CUDA Toolkit and SDK 2.3 betas available to registered developers

That’s understandable. Just to be clear, it will only suppress warnings within files in that directory, not globally. You wouldn’t be able to use libc without that option.

My program using FFT became slow.

Windows Vista and XP, GTS8800, 512M, compiled with SM1.0.

Graet news! Could you provide us with some code samples?

Is it possible to allocate, memcpy half_float*?

CUDA doesn’t have a built-in half float type, so basically you allocate data using the unsigned short type (which is also 16-bits), and then convert it to float on reading using the new intrinsics.

If you want to use half-precision on the host, I would recommend using the half class included in the OpenEXR distribution (which is compatible with GPU halfs):
[url=“http://www.openexr.com/”]http://www.openexr.com/[/url]

I’m trying to run the profiler from the 2.3beta (Fedora 10 x86_64). Whenever I try running one of my own programs, the profiler successfully runs it, but then has an “Error reading profiler output.” I can see a bunch of .csv files being produced though. And if I try running one of the SDK examples, it is profiled successfully. Has anyone else seen a similar problem?

I’ve tried adding cudaThreadExit() to the end of my program, and I’ve also got libstdc++.so.6 in /usr/lib/. Also, $LD_LIBRARY_PATH points to the cudaprof bin/ directory.

Are you using the separately packaged profiler?

From the download site:

I would like to use flt32 on the host, copy them into a flt16 array on the device, perform some computation on it, on download them back in flt32 on the host. How should I do that? (the idea beahind this is to fit a table twice bigger on the device)

Other point, are the specs of flt16 available? Does it have a better precision between [-1;1]?

I am now (2.3.09), but that’s not fixed the problem.

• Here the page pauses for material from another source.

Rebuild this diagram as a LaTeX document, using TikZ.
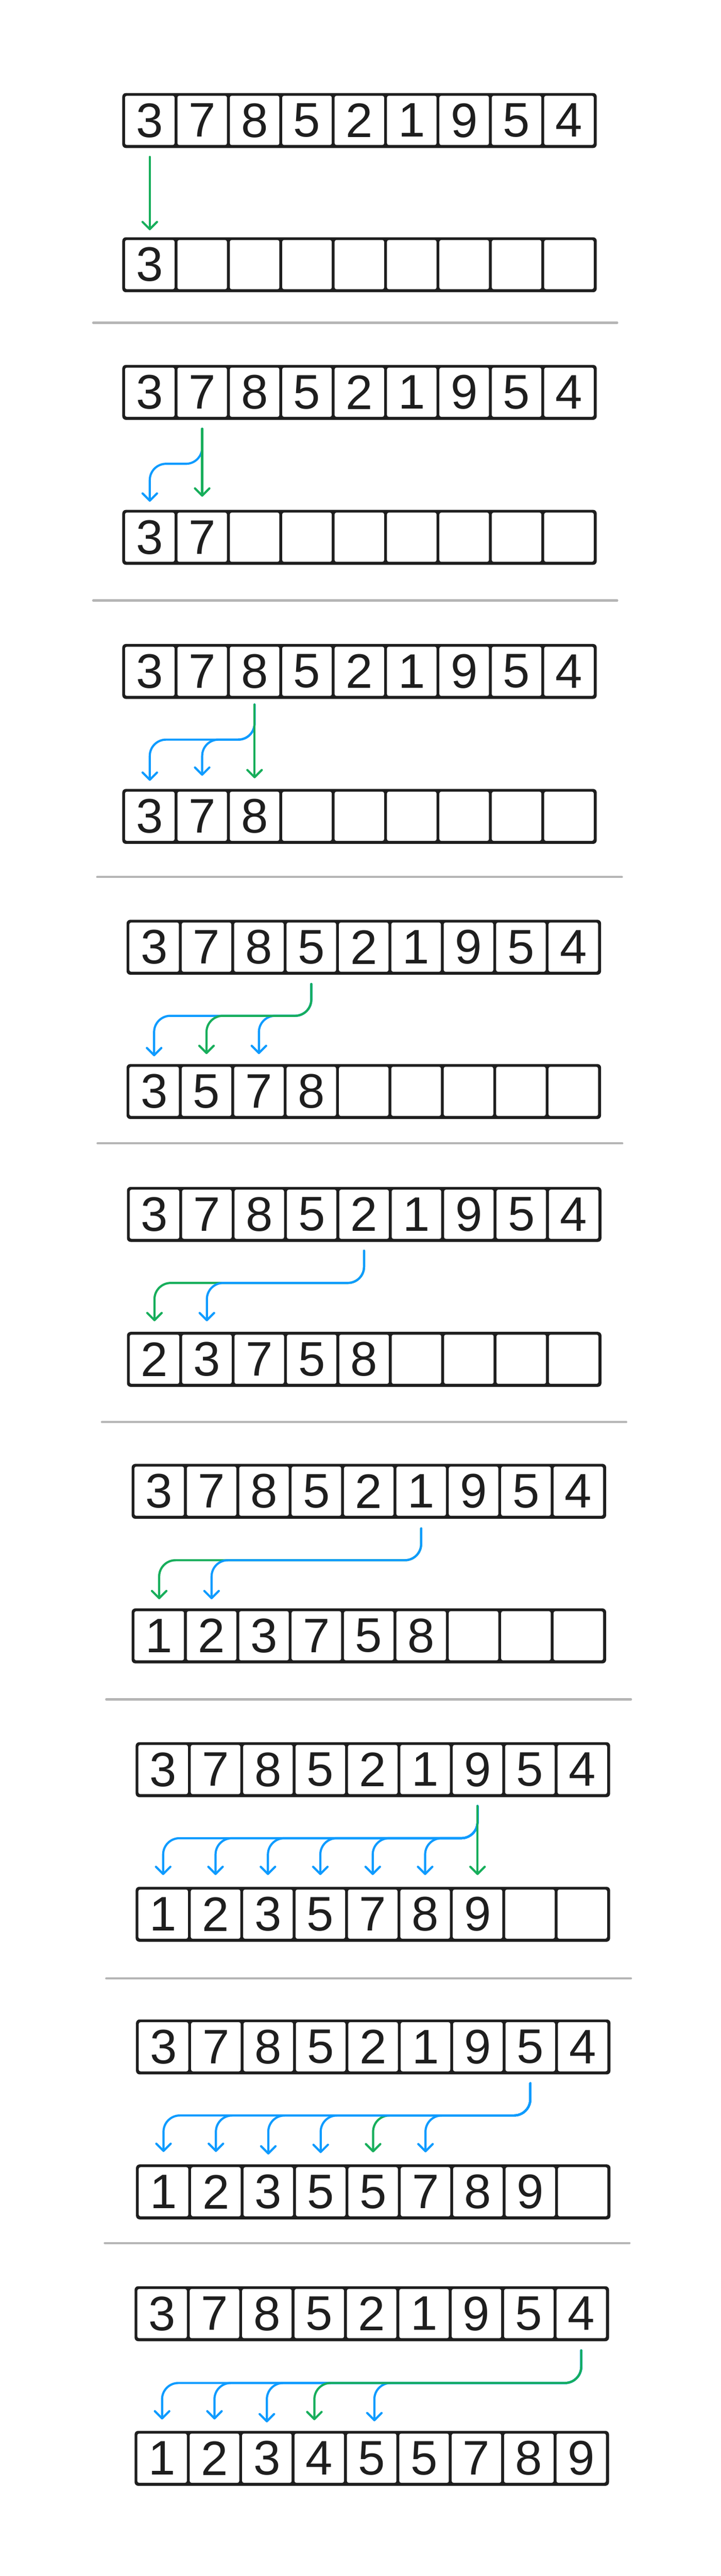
\documentclass[tikz,border=0pt]{standalone}
\usepackage{fontspec}
\setmainfont{Liberation Sans}
\usetikzlibrary{arrows.meta}
\definecolor{ink}{HTML}{1E1E1E}
\definecolor{grn}{HTML}{17AE5B}
\definecolor{blu}{HTML}{0E9BFF}
\definecolor{sepc}{HTML}{B5B5B5}
\tikzset{
  framebox/.style={fill=ink, draw=none, rounded corners=5pt, inner sep=0pt, anchor=north west,
    minimum width=656.5pt, minimum height=76pt},
  cellbox/.style={fill=white, draw=none, rounded corners=2.5pt, inner sep=0pt,
    minimum width=68.5pt, minimum height=68pt, text=ink, font=\fontsize{67}{67}\selectfont},
  conn/.style={line width=3pt, line cap=round, line join=round, rounded corners=22.5pt,
    -{Straight Barb[length=10pt,width=20pt,round]}},
  gconn/.style={conn, draw=grn},
  bconn/.style={conn, draw=blu},
  sepline/.style={draw=sepc, line width=3pt, line cap=round},
}
% #1 name, #2 left, #3 top, #4 digits
\newcommand\cellrow[4]{%
  \node[framebox] (#1) at ({#2-1},#3) {};
  \foreach \d [count=\i from 0] in {#4} {
    \node[cellbox] (#1-\i) at ({#2+75.5+145*\i},{#3+76}) {\d};
  }}
% #1 style, #2 name, #3 xs, #4 ys, #5 yh, #6 xt, #7 yt
\newcommand\bentconn[7]{%
  \coordinate (#2s) at (#3,#4);
  \coordinate (#2h) at (#6,#5);
  \coordinate (#2e) at (#6,#7);
  \draw[#1] (#2s) |- (#2h) -- (#2e);}
% #1 style, #2 name, #3 x, #4 ys, #5 yt
\newcommand\straightconn[5]{%
  \coordinate (#2s) at (#3,#4);
  \coordinate (#2e) at (#3,#5);
  \draw[#1] (#2s) -- (#2e);}
% #1 name, #2 x1, #3 x2, #4 y
\newcommand\sepl[4]{%
  \coordinate (#1a) at (#2,#4);
  \coordinate (#1b) at (#3,#4);
  \draw[sepline] (#1a) -- (#1b);}
\begin{document}
\begin{tikzpicture}[x=0.5pt,y=-0.5pt]
\fill[white] (0,0) rectangle (1994,7126);
\useasboundingbox (0,0) rectangle (1994,7126);

% ---------- panel 1
\cellrow{pAt}{339}{257}{3,7,8,5,2,1,9,5,4}
\cellrow{pAb}{339}{656}{3,{},{},{},{},{},{},{},{}}
\straightconn{gconn}{a1}{414.5}{434}{637}
\sepl{sA}{258}{1708}{893}

% ---------- panel 2
\cellrow{pBt}{339}{1009}{3,7,8,5,2,1,9,5,4}
\cellrow{pBb}{339}{1410}{3,7,{},{},{},{},{},{},{}}
\bentconn{bconn}{b1}{559.5}{1186}{1283}{414.5}{1388}
\straightconn{gconn}{b2}{559.5}{1186}{1374}
\sepl{sB}{258}{1708}{1661}

% ---------- panel 3
\cellrow{pCt}{339}{1781}{3,7,8,5,2,1,9,5,4}
\cellrow{pCb}{339}{2182}{3,7,8,{},{},{},{},{},{}}
\bentconn{bconn}{c1}{704.5}{1949}{2046}{414.5}{2160}
\bentconn{bconn}{c2}{704.5}{1949}{2046}{559.5}{2146}
\straightconn{gconn}{c3}{704.5}{1949}{2153}
\sepl{sC}{269}{1721}{2426}

% ---------- panel 4
\cellrow{pDt}{351}{2544}{3,7,8,5,2,1,9,5,4}
\cellrow{pDb}{351}{2943}{3,5,7,8,{},{},{},{},{}}
\bentconn{bconn}{d1}{861.5}{2722}{2810}{426.5}{2922}
\bentconn{bconn}{d3}{861.5}{2722}{2810}{716.5}{2916}
\bentconn{gconn}{d2}{861.5}{2722}{2810}{571.5}{2916}
\sepl{sD}{270}{1722}{3163}

% ---------- panel 5
\cellrow{pEt}{352}{3283}{3,7,8,5,2,1,9,5,4}
\cellrow{pEb}{352}{3684}{2,3,7,5,8,{},{},{},{}}
\bentconn{gconn}{e1}{1007.5}{3460}{3549}{427.5}{3655}
\bentconn{bconn}{e2}{1007.5}{3460}{3549}{572.5}{3655}
\sepl{sE}{282}{1733}{3934}

% ---------- panel 6
\cellrow{pFt}{365}{4049}{3,7,8,5,2,1,9,5,4}
\cellrow{pFb}{365}{4449}{1,2,3,7,5,8,{},{},{}}
\bentconn{gconn}{f1}{1165.5}{4228}{4316}{440.5}{4424}
\bentconn{bconn}{f2}{1165.5}{4228}{4316}{585.5}{4424}
\sepl{sF}{294}{1746}{4701}

% ---------- panel 7
\cellrow{pGt}{376}{4819}{3,7,8,5,2,1,9,5,4}
\cellrow{pGb}{376}{5219}{1,2,3,5,7,8,9,{},{}}
\bentconn{bconn}{g1}{1321.5}{4996}{5085}{451.5}{5187}
\bentconn{bconn}{g2}{1321.5}{4996}{5085}{596.5}{5187}
\bentconn{bconn}{g3}{1321.5}{4996}{5085}{741.5}{5187}
\bentconn{bconn}{g4}{1321.5}{4996}{5085}{886.5}{5187}
\bentconn{bconn}{g5}{1321.5}{4996}{5085}{1031.5}{5187}
\bentconn{bconn}{g6}{1321.5}{4996}{5085}{1176.5}{5187}
\straightconn{gconn}{g7}{1321.5}{4996}{5187}
\sepl{sG}{294}{1746}{5473}

% ---------- panel 8
\cellrow{pHt}{377}{5586}{3,7,8,5,2,1,9,5,4}
\cellrow{pHb}{377}{5987}{1,2,3,5,5,7,8,9,{}}
\bentconn{gconn}{h5}{1467.5}{5763}{5852}{1032.5}{5954}
\bentconn{bconn}{h1}{1467.5}{5763}{5852}{452.5}{5953}
\bentconn{bconn}{h2}{1467.5}{5763}{5852}{597.5}{5953}
\bentconn{bconn}{h3}{1467.5}{5763}{5852}{742.5}{5960}
\bentconn{bconn}{h4}{1467.5}{5763}{5852}{887.5}{5956}
\bentconn{bconn}{h6}{1467.5}{5763}{5852}{1177.5}{5954}
\sepl{sH}{290}{1742}{6205}

% ---------- panel 9
\cellrow{pIt}{373}{6324}{3,7,8,5,2,1,9,5,4}
\cellrow{pIb}{373}{6724}{1,2,3,4,5,5,7,8,9}
\bentconn{bconn}{i1}{1608.5}{6502}{6592}{448.5}{6693}
\bentconn{bconn}{i2}{1608.5}{6502}{6592}{593.5}{6693}
\bentconn{bconn}{i3}{1608.5}{6502}{6592}{738.5}{6701}
\bentconn{bconn}{i5}{1608.5}{6502}{6592}{1036}{6698}
\bentconn{gconn}{i4}{1608.5}{6502}{6592}{870}{6695}
\end{tikzpicture}
\end{document}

To be clear, current GPUs don’t natively perform any computation on fp16 (half) values, they can only convert quickly from fp16 to fp32, perform computation in fp32, and then convert back to fp16. It is only really useful as a storage format.

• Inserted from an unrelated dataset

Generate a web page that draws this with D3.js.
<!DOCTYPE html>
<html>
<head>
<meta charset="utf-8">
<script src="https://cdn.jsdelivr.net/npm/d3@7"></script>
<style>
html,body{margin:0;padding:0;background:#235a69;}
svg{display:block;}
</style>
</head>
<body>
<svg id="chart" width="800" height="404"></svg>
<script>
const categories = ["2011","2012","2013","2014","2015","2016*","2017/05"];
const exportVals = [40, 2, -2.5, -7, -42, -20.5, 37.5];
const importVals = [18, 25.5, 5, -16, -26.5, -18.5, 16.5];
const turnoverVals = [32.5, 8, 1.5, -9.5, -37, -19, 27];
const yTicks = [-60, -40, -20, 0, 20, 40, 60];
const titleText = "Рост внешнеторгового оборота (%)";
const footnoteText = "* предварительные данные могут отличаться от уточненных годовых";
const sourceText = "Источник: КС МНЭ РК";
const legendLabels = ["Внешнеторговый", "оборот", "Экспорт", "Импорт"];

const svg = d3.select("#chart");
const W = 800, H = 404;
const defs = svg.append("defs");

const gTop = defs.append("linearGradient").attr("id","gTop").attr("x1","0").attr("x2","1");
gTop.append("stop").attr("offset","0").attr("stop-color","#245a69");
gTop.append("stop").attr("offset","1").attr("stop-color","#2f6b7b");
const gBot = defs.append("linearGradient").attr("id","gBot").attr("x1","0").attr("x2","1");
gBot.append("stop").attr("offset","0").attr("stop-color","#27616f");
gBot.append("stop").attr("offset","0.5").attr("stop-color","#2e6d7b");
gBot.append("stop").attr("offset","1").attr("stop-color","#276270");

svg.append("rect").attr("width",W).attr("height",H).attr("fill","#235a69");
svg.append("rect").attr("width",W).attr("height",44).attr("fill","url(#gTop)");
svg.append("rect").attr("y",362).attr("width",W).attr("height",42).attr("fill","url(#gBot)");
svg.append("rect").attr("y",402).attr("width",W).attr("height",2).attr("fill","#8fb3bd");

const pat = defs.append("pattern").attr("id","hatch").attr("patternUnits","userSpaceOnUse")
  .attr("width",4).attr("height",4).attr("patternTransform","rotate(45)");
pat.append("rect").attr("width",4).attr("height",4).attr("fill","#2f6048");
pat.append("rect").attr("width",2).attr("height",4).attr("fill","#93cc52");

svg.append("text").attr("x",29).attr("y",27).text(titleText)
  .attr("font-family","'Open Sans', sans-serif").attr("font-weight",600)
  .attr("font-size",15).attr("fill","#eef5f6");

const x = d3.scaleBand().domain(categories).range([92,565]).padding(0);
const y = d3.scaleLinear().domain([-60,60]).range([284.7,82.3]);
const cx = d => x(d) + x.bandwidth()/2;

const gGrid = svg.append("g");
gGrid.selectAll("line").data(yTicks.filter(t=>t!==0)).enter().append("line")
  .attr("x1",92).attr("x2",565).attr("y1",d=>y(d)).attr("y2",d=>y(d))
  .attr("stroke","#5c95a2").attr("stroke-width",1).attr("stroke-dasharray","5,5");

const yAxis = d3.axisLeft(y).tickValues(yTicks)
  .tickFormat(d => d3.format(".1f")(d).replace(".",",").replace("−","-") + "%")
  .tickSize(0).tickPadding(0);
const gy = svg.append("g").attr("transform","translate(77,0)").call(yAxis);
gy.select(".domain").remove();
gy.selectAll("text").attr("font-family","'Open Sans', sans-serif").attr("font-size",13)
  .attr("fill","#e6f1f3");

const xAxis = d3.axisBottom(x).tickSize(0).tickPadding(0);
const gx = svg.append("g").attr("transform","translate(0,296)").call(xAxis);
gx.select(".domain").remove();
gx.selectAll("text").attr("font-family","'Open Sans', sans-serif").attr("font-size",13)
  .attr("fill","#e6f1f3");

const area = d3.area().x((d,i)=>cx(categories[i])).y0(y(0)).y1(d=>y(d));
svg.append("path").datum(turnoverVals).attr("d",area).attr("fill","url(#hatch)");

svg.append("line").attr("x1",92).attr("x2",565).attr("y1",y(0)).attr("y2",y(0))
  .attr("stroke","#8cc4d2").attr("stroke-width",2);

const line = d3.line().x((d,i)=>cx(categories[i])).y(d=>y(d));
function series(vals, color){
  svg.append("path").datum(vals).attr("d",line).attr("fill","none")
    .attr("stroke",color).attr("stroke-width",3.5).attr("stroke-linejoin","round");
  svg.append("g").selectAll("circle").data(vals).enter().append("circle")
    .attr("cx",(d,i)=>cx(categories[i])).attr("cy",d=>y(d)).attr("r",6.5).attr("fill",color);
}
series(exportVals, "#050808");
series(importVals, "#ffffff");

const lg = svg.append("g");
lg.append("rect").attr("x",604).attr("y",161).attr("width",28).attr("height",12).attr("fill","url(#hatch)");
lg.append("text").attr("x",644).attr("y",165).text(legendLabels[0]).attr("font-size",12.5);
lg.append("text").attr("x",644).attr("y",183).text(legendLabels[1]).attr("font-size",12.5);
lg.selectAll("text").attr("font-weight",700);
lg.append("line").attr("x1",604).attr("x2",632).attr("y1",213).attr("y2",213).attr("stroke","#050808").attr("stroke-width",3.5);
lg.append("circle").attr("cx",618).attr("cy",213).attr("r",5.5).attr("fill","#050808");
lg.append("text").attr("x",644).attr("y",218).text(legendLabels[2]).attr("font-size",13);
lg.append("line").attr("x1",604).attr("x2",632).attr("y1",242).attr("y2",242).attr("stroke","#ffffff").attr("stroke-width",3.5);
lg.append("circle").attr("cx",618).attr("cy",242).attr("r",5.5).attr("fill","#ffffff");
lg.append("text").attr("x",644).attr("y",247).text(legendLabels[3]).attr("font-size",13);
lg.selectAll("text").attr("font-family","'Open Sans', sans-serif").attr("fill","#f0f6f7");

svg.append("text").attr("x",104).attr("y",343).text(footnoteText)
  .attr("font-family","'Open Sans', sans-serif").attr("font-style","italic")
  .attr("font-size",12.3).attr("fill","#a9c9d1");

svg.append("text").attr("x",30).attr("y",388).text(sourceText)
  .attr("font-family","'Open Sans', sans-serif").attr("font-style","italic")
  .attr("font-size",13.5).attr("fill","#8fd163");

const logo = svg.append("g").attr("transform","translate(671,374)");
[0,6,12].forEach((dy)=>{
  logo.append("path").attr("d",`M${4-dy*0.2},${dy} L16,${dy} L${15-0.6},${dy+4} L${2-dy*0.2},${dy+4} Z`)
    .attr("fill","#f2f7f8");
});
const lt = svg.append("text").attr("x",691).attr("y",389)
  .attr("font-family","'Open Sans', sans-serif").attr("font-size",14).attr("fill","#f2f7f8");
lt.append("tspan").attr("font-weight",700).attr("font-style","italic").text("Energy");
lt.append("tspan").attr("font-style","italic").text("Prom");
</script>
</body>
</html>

There are details on half precision here:

http://en.wikipedia.org/wiki/Half_precision

http://www.nvidia.com/dev_content/nvopengl…float_pixel.txt

Got it! Thanks

Is there a text version of cudaprof, or is there a way to use it in text mode? (There was a text version some time in the past, I think)

THX

-JL

Yes. There always has been a way to profile from the command line. Just read the manual… /cuda_install_location/doc/CUDA_Profiler_2.2.txt

Any news on the Ocelot release?

Ben

Does CUDA 2.3 support texturing from fp16 arrays?
And linear memory?

Did anyone try this?

Hi Simon,

Could you please elaborate on where I can find some documentation on using the new intrinsics to convert from half (stored as unsigned short) to float? Is this part of CUDA 2.2?

Thanks,

Rohit

The 2.3 programming guide, section B.9 Time Function… is unchanged since the 2.0 docs.

This paragraph is confusing mostly because it’s wrong. The result of clock() is not per thread at all. A simpler paragraph would work better, something like:

There’s two other unanswerered questions about clock(). Do other blocks on the SM affect clock, or is it really per-block? (I think, but am not positive, that it’s per block. Which means the first sentence of the above paragraph should say “per block” and not “per multiprocessor”)

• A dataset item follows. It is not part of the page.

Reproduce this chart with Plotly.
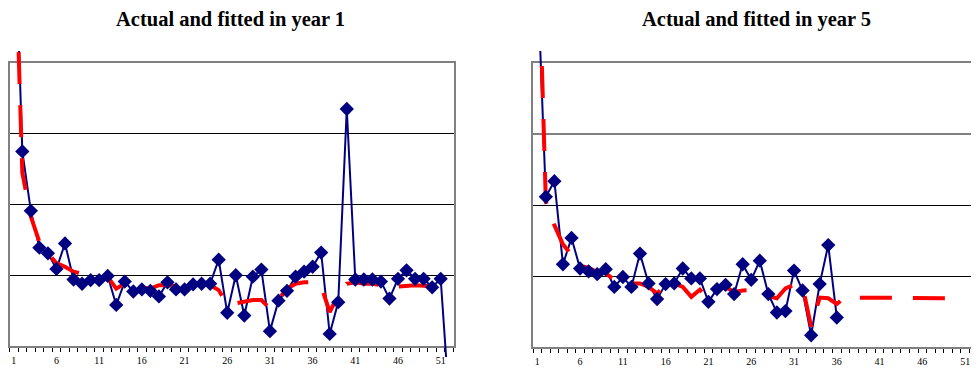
import plotly.graph_objects as go

# ---------------- data ----------------
periods = list(range(1, 53))
tick_labels = [str(v) for v in range(1, 52, 5)]
tick_positions = list(range(1, 52, 5))

actual_year1 = [6.5, 2.75, 1.91, 1.39, 1.31, 1.09, 1.45, 0.94, 0.88, 0.93,
                0.93, 0.99, 0.58, 0.91, 0.77, 0.80, 0.78, 0.70, 0.90, 0.80,
                0.80, 0.87, 0.88, 0.88, 1.22, 0.47, 1.00, 0.43, 0.98, 1.08,
                0.21, 0.64, 0.78, 0.98, 1.05, 1.12, 1.32, 0.17, 0.62, 3.35,
                0.94, 0.94, 0.94, 0.91, 0.67, 0.95, 1.07, 0.95, 0.95, 0.83,
                0.95, -0.8]
fitted_year1 = [6.4, 2.45, 1.83, 1.47, 1.31, 1.17, 1.12, 1.05, 1.02, 1.02,
                0.95, 0.98, 0.81, 0.88, 0.88, 0.83, 0.81, 0.86, 0.86, 0.84,
                0.83, 0.86, 0.87, 0.86, 0.79, 0.58, 0.60, 0.63, 0.65, 0.65,
                0.53, 0.66, 0.81, 0.88, 0.90, 0.90, 0.85, 0.48, 0.72, 0.88,
                0.90, 0.88, 0.88, 0.86, 0.84, 0.84, 0.85, 0.86, 0.85, 0.84,
                0.84]
actual_year5 = [5.3, 2.12, 2.34, 1.17, 1.54, 1.11, 1.07, 1.03, 1.10, 0.85,
                0.99, 0.85, 1.32, 0.90, 0.68, 0.89, 0.90, 1.11, 0.97, 0.97,
                0.64, 0.82, 0.88, 0.75, 1.17, 0.95, 1.22, 0.75, 0.49, 0.51,
                1.08, 0.80, 0.17, 0.89, 1.44, 0.42]
fitted_year5 = [6.2, 2.05, 1.72, 1.45, 1.30, 1.15, 1.12, 1.06, 1.04, 0.95,
                0.92, 0.90, 0.90, 0.85, 0.76, 0.88, 0.90, 0.85, 0.71, 0.81,
                0.69, 0.82, 0.85, 0.78, 0.80, 0.81, 0.81, 0.72, 0.69, 0.83,
                0.88, 0.86, 0.29, 0.70, 0.69, 0.61, 0.71, 0.70, 0.70, 0.70,
                0.70, 0.70, 0.70, 0.70, 0.69, 0.69, 0.69, 0.69, 0.69, 0.69,
                0.69]

titles = ["Actual and fitted in year 1", "Actual and fitted in year 5"]

# ---------------- layout geometry (page pixels; page body has an 8px margin) ----------------
PAGE_W, PAGE_H = 979, 372
OFF = 8
W, H = PAGE_W - OFF, PAGE_H - OFF
Y_MAX = 4


def fx(px):
    return (px - OFF) / W


def fy(px):
    return 1 - (px - OFF) / H


NAVY = "#000080"
RED = "#FF0000"
GREY = "#808080"
FONT = "Liberation Serif"

fig = go.Figure()

panels = [
    dict(l=9.5, r=453.5, t=63, b=346, dt=51, db=357,
         actual=actual_year1, fitted=fitted_year1, fa=("x", "y"), da=("x3", "y3"), title_cx=230),
    dict(l=533, r=978, t=63.3, b=347.3, dt=51, db=357,
         actual=actual_year5, fitted=fitted_year5, fa=("x2", "y2"), da=("x4", "y4"), title_cx=756),
]

# invisible carrier traces so that the frame sub-plots (axes, grid, ticks) get drawn
for p in panels:
    fxk, fyk = p["fa"]
    fig.add_trace(go.Scatter(x=periods[:len(p["actual"])], y=p["actual"], mode="none",
                             xaxis=fxk, yaxis=fyk, showlegend=False, hoverinfo="skip"))
fig.add_trace(go.Scatter(x=periods[:len(actual_year5)], y=actual_year5, mode="none",
                         xaxis="x2", yaxis="y5", showlegend=False, hoverinfo="skip"))

for i, p in enumerate(panels):
    pxu = (p["b"] - p["t"]) / Y_MAX
    lo = -(p["db"] - p["b"]) / pxu
    hi = Y_MAX + (p["t"] - p["dt"]) / pxu
    n_act = len(p["actual"])
    xs_act = periods[:n_act]
    xs_fit = periods[:len(p["fitted"])]
    sizes = [11 if 0 <= v <= Y_MAX else 0 for v in p["actual"]]
    dx, dy = p["da"]
    fig.add_trace(go.Scatter(x=xs_act, y=p["actual"], mode="lines",
                             line=dict(color=NAVY, width=2),
                             xaxis=dx, yaxis=dy, showlegend=False, hoverinfo="skip"))
    fig.add_trace(go.Scatter(x=xs_fit, y=p["fitted"], mode="lines",
                             line=dict(color=RED, width=4, dash="32px,21px"),
                             xaxis=dx, yaxis=dy, showlegend=False, hoverinfo="skip"))
    fig.add_trace(go.Scatter(x=xs_act, y=p["actual"], mode="markers",
                             marker=dict(symbol="diamond", size=sizes, color=NAVY,
                                         opacity=1, line=dict(width=0)),
                             xaxis=dx, yaxis=dy, showlegend=False, hoverinfo="skip"))

    fxk, fyk = p["fa"]
    fxname = "xaxis" if fxk == "x" else "xaxis" + fxk[1:]
    fyname = "yaxis" if fyk == "y" else "yaxis" + fyk[1:]
    dxname = "xaxis" + dx[1:]
    dyname = "yaxis" + dy[1:]

    xdom = [fx(p["l"]), min(1.0, fx(p["r"]))]
    grid_vals = [1, 2, 3] if i == 0 else [1, 2]
    fig.update_layout(**{
        fxname: dict(domain=xdom, anchor=fyk, range=[0.5, 52.5],
                     tickmode="array", tickvals=tick_positions, ticktext=tick_labels,
                     ticks="outside", ticklen=4, tickcolor="rgba(0,0,0,0)",
                     tickfont=dict(family=FONT, size=10, color="black"),
                     minor=dict(tickmode="linear", tick0=0.5, dtick=1, ticks="outside",
                                ticklen=4, tickcolor="black", tickwidth=1, showgrid=False),
                     showline=True, mirror=True, linecolor=GREY, linewidth=2,
                     showgrid=False, zeroline=False, fixedrange=True),
        fyname: dict(domain=[fy(p["b"]), fy(p["t"])], anchor=fxk, range=[0, Y_MAX],
                     tickmode="array", tickvals=grid_vals, showticklabels=False,
                     ticks="", showgrid=True, gridcolor="black", gridwidth=1,
                     showline=True, mirror=True, linecolor=GREY, linewidth=2,
                     zeroline=False, fixedrange=True),
        dxname: dict(domain=xdom, anchor=dy, range=[0.5, 52.5], visible=False,
                     fixedrange=True),
        dyname: dict(domain=[fy(p["db"]), fy(p["dt"])], anchor=dx, range=[lo, hi],
                     visible=False, fixedrange=True),
    })
    fig.add_annotation(text="<b>%s</b>" % titles[i], xref="paper", yref="paper",
                       x=fx(p["title_cx"]), y=fy(19), xanchor="center", yanchor="middle",
                       showarrow=False, font=dict(family=FONT, size=20.5, color="black"))

fig.update_layout(yaxis5=dict(overlaying="y2", anchor="x2", range=[0, Y_MAX],
                              tickmode="array", tickvals=[3], showticklabels=False,
                              ticks="", showgrid=True, gridcolor=GREY, gridwidth=2,
                              showline=False, zeroline=False, fixedrange=True))

fig.update_layout(width=W, height=H, margin=dict(l=0, r=0, t=0, b=0),
                  paper_bgcolor="white", plot_bgcolor="rgba(0,0,0,0)",
                  showlegend=False)

fig.write_html("out.html")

Do memory latency stall waits (when all threads are paused) get counted in clock()? (I think, but am not positive, that no, there’s no increment during those waits.)

Will CUFFT ever support asynchronous execution, and streams? It would be really useful for improving throughput :)

Also, built-in support for (1D at least) FFTs of unlimited size (i.e., memory limited) would be sweet. As was mentioned on these forums before, you can do big FFTs using smaller ones and a matrix transpose; so could this be built in to CUFFT?

Finally, is there an expected date for the 2.3 release?

can [linux] 2.6.30 be supported please? there’s some change in some of the header files, so the driver won’t compile.

thanks much,
nicholas

I’m not sure if this has been updated already in 2.3, but something I just noticed in 2.2 is that the syntax highlighting (usertype.dat) doesn’t highlight __threadfence() and __threadfence_block(). Kind of small, but there you go…

Hi Simon,

Could you please explain this in more detail? Also, is this supported by the runtime API?

So I have an array of 1000 halfs. I declare an unsigned short type pointer and cudamalloc 4000 bytes. Then, when I want to use this array in a kernel, what do I use for this array in the function signature? Unsigned short *? If so, then how do I let CUDA know that I want it to treat this array like floats?

I am sorry to be borish, but this question has a rather urgent business need, and we will soon be a big customer. Thanks.